2:00 – 5:00 02:00-05:00
The instructor moves to a new Hasse diagram with a cross-like structure. He analyzes the subset B = {d, e}. He identifies 'c' as the Upper Bound and writes it in the table. For the Lower Bound, he writes 'c, a, b'. He then transitions to a third diagram, a diamond shape with 'f' at the top. He analyzes subsets B = {d, e} and B = {b, c}. For B = {d, e}, he identifies 'f' as the Upper Bound. For B = {b, c}, he identifies 'f, d, e' as Upper Bounds and 'a, b, c' as Lower Bounds. The table is progressively filled with these results.
5:00 – 6:32 05:00-06:32
The lecture continues with the analysis of subsets B = {d, c} and B = {b, e}. The instructor writes 'f, d' as the Upper Bound for B = {d, c}. Following this, a slide with the word 'Break' appears.
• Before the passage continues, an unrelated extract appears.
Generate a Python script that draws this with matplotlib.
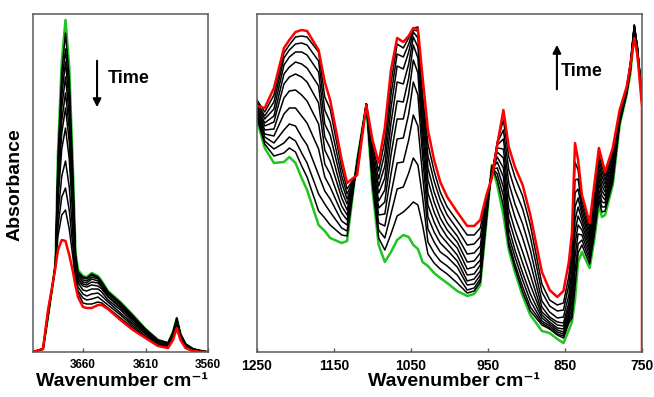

The video then returns to the initial definitions slide. The instructor uses red underlines to emphasize key phrases: 'element to which all the elements of B is related' for Upper Bound, and 'elements which are related to every element of B' for Lower Bound, reinforcing the core concepts of the lesson.
The lecture systematically builds understanding of Upper and Lower Bounds by first establishing clear definitions based on relational properties. The instructor then bridges theory and practice by working through multiple Hasse diagram examples. He demonstrates the process of identifying subsets, tracing paths to find common related elements, and recording the results in a structured table. The repetition of definitions at the end serves to solidify the criteria for identifying bounds, ensuring students understand that Upper Bounds are elements 'above' the subset and Lower Bounds are elements 'below' it in the partial order.